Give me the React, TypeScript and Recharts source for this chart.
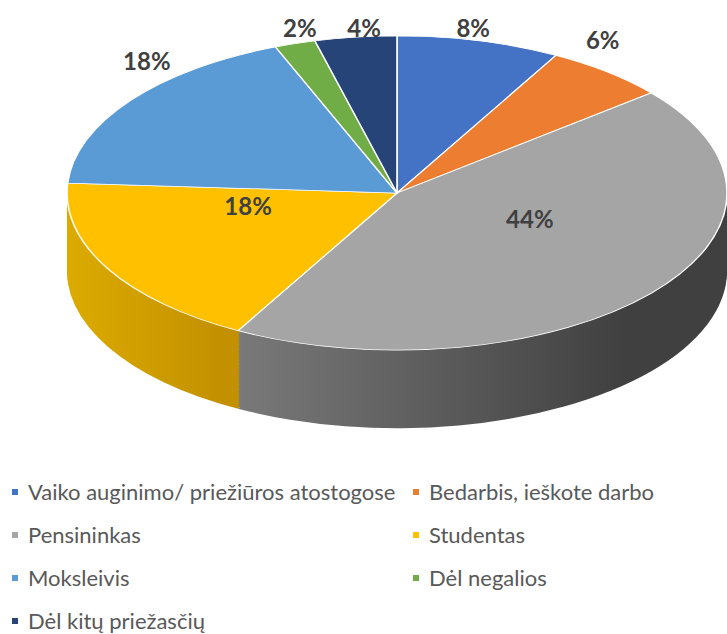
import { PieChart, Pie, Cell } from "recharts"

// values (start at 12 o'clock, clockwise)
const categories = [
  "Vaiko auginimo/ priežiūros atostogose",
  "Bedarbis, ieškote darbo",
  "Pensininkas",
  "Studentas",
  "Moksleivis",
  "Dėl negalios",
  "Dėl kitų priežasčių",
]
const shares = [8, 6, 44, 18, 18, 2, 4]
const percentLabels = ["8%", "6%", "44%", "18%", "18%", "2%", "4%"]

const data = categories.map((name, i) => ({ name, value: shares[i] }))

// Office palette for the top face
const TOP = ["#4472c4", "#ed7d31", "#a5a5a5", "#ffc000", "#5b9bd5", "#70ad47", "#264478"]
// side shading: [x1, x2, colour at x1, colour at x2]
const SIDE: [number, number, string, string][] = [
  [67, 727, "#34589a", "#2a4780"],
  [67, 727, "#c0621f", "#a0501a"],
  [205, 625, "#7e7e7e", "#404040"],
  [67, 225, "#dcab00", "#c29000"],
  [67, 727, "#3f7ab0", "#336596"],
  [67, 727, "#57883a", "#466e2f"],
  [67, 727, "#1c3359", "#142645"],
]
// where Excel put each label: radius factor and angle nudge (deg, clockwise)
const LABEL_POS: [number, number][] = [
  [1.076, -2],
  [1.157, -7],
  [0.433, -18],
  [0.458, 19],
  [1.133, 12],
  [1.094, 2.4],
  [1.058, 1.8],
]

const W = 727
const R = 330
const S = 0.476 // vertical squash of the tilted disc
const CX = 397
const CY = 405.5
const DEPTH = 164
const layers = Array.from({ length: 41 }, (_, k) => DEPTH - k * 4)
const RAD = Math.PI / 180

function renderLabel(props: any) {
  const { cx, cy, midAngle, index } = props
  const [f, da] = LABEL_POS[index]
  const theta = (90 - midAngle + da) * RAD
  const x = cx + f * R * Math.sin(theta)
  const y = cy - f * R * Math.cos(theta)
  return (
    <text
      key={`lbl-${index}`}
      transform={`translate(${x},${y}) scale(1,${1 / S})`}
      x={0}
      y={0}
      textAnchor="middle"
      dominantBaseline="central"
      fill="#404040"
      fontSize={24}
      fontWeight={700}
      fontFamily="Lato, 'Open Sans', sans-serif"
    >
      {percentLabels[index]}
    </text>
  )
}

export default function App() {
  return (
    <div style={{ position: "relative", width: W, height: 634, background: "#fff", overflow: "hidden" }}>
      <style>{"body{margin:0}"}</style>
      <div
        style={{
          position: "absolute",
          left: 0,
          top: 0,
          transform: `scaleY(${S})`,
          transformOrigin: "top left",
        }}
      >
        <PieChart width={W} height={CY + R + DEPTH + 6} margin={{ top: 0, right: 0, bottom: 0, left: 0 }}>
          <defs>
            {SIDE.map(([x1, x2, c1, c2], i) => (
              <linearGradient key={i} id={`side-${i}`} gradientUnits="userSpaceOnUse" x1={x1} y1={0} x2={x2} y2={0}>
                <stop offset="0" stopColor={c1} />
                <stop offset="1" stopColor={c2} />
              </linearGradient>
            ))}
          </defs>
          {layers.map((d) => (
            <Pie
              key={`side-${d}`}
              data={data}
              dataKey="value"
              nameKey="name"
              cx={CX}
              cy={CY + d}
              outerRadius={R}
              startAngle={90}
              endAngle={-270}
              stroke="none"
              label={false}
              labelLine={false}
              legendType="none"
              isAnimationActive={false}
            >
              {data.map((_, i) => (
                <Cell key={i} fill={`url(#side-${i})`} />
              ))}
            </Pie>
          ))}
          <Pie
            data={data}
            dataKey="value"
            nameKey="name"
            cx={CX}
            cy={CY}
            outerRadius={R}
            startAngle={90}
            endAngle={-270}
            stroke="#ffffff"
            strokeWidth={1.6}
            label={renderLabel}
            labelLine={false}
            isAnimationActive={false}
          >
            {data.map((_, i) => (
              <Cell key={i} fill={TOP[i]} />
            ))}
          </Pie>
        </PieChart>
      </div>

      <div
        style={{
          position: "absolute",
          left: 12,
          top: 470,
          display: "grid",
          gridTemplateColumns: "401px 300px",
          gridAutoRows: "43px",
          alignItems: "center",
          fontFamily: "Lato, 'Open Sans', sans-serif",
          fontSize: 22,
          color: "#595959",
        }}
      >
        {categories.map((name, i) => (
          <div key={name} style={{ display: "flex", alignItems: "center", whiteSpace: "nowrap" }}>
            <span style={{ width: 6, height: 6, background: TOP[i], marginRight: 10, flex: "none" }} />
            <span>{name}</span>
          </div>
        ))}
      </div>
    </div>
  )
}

═══

Output the lines above in full and exactly as given, omitting any pictures.

* COMPLETE RESPONSE
Give me the React, TypeScript and Recharts source for this chart.
import { PieChart, Pie, Cell } from "recharts"

// values (start at 12 o'clock, clockwise)
const categories = [
  "Vaiko auginimo/ priežiūros atostogose",
  "Bedarbis, ieškote darbo",
  "Pensininkas",
  "Studentas",
  "Moksleivis",
  "Dėl negalios",
  "Dėl kitų priežasčių",
]
const shares = [8, 6, 44, 18, 18, 2, 4]
const percentLabels = ["8%", "6%", "44%", "18%", "18%", "2%", "4%"]

const data = categories.map((name, i) => ({ name, value: shares[i] }))

// Office palette for the top face
const TOP = ["#4472c4", "#ed7d31", "#a5a5a5", "#ffc000", "#5b9bd5", "#70ad47", "#264478"]
// side shading: [x1, x2, colour at x1, colour at x2]
const SIDE: [number, number, string, string][] = [
  [67, 727, "#34589a", "#2a4780"],
  [67, 727, "#c0621f", "#a0501a"],
  [205, 625, "#7e7e7e", "#404040"],
  [67, 225, "#dcab00", "#c29000"],
  [67, 727, "#3f7ab0", "#336596"],
  [67, 727, "#57883a", "#466e2f"],
  [67, 727, "#1c3359", "#142645"],
]
// where Excel put each label: radius factor and angle nudge (deg, clockwise)
const LABEL_POS: [number, number][] = [
  [1.076, -2],
  [1.157, -7],
  [0.433, -18],
  [0.458, 19],
  [1.133, 12],
  [1.094, 2.4],
  [1.058, 1.8],
]

const W = 727
const R = 330
const S = 0.476 // vertical squash of the tilted disc
const CX = 397
const CY = 405.5
const DEPTH = 164
const layers = Array.from({ length: 41 }, (_, k) => DEPTH - k * 4)
const RAD = Math.PI / 180

function renderLabel(props: any) {
  const { cx, cy, midAngle, index } = props
  const [f, da] = LABEL_POS[index]
  const theta = (90 - midAngle + da) * RAD
  const x = cx + f * R * Math.sin(theta)
  const y = cy - f * R * Math.cos(theta)
  return (
    <text
      key={`lbl-${index}`}
      transform={`translate(${x},${y}) scale(1,${1 / S})`}
      x={0}
      y={0}
      textAnchor="middle"
      dominantBaseline="central"
      fill="#404040"
      fontSize={24}
      fontWeight={700}
      fontFamily="Lato, 'Open Sans', sans-serif"
    >
      {percentLabels[index]}
    </text>
  )
}

export default function App() {
  return (
    <div style={{ position: "relative", width: W, height: 634, background: "#fff", overflow: "hidden" }}>
      <style>{"body{margin:0}"}</style>
      <div
        style={{
          position: "absolute",
          left: 0,
          top: 0,
          transform: `scaleY(${S})`,
          transformOrigin: "top left",
        }}
      >
        <PieChart width={W} height={CY + R + DEPTH + 6} margin={{ top: 0, right: 0, bottom: 0, left: 0 }}>
          <defs>
            {SIDE.map(([x1, x2, c1, c2], i) => (
              <linearGradient key={i} id={`side-${i}`} gradientUnits="userSpaceOnUse" x1={x1} y1={0} x2={x2} y2={0}>
                <stop offset="0" stopColor={c1} />
                <stop offset="1" stopColor={c2} />
              </linearGradient>
            ))}
          </defs>
          {layers.map((d) => (
            <Pie
              key={`side-${d}`}
              data={data}
              dataKey="value"
              nameKey="name"
              cx={CX}
              cy={CY + d}
              outerRadius={R}
              startAngle={90}
              endAngle={-270}
              stroke="none"
              label={false}
              labelLine={false}
              legendType="none"
              isAnimationActive={false}
            >
              {data.map((_, i) => (
                <Cell key={i} fill={`url(#side-${i})`} />
              ))}
            </Pie>
          ))}
          <Pie
            data={data}
            dataKey="value"
            nameKey="name"
            cx={CX}
            cy={CY}
            outerRadius={R}
            startAngle={90}
            endAngle={-270}
            stroke="#ffffff"
            strokeWidth={1.6}
            label={renderLabel}
            labelLine={false}
            isAnimationActive={false}
          >
            {data.map((_, i) => (
              <Cell key={i} fill={TOP[i]} />
            ))}
          </Pie>
        </PieChart>
      </div>

      <div
        style={{
          position: "absolute",
          left: 12,
          top: 470,
          display: "grid",
          gridTemplateColumns: "401px 300px",
          gridAutoRows: "43px",
          alignItems: "center",
          fontFamily: "Lato, 'Open Sans', sans-serif",
          fontSize: 22,
          color: "#595959",
        }}
      >
        {categories.map((name, i) => (
          <div key={name} style={{ display: "flex", alignItems: "center", whiteSpace: "nowrap" }}>
            <span style={{ width: 6, height: 6, background: TOP[i], marginRight: 10, flex: "none" }} />
            <span>{name}</span>
          </div>
        ))}
      </div>
    </div>
  )
}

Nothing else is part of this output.